It took less than 24 hours for attackers to crank out proof-of-concept code targeting the one critical vulnerability disclosed -- and patched -- Tuesday morning by Microsoft, security researchers warned.
To call attention to the added danger, Symantec also raised the vulnerability's threat score from Tuesday's initial 7.1 (out of a possible 10) to 8.5 today.
The Windows 2000 bug -- the only one rated critical of the four patched Tuesday -- is in Windows Agent, the component that drives the operating system's interactive animated help characters. The best known, and in its time, most detested, character was dubbed "Clippy," a.k.a. the Office Assistant, a bouncy paperclip designed to answer users' questions about Microsoft Office. The Redmond, Wash. developer disabled Clippy by default as of Office XP, and put it to rest when Office 2007 debuted earlier this year.
Symantec advised users who were unable to immediately apply the patch to disable their browser's script-handling capabilities. "A successful exploit requires the execution of active content," its advisory said. "To mitigate against this and other latent vulnerabilities, disable support for active content in the browser."

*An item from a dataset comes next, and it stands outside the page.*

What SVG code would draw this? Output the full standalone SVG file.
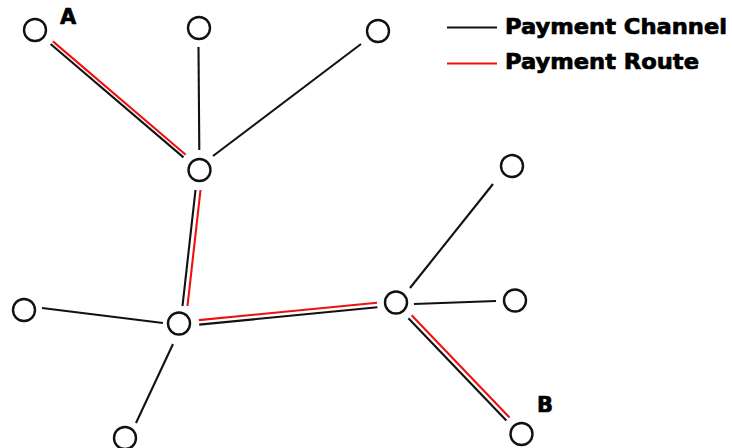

VeriSign Inc. iDefense, which was credited by Microsoft for reporting the bug, also posted an advisory today; in it, the security vendor spells out how to set the "kill bit" in the Windows registry to disable the Agent ActiveX control.
Microsoft has posted its technical write-up of the Agent vulnerability in the MS07-051 security bulletin.
Tuesday's update is also a replacement for an earlier April fix of Agent, an indication that the company's developers didn't find all the bugs in the component five months ago.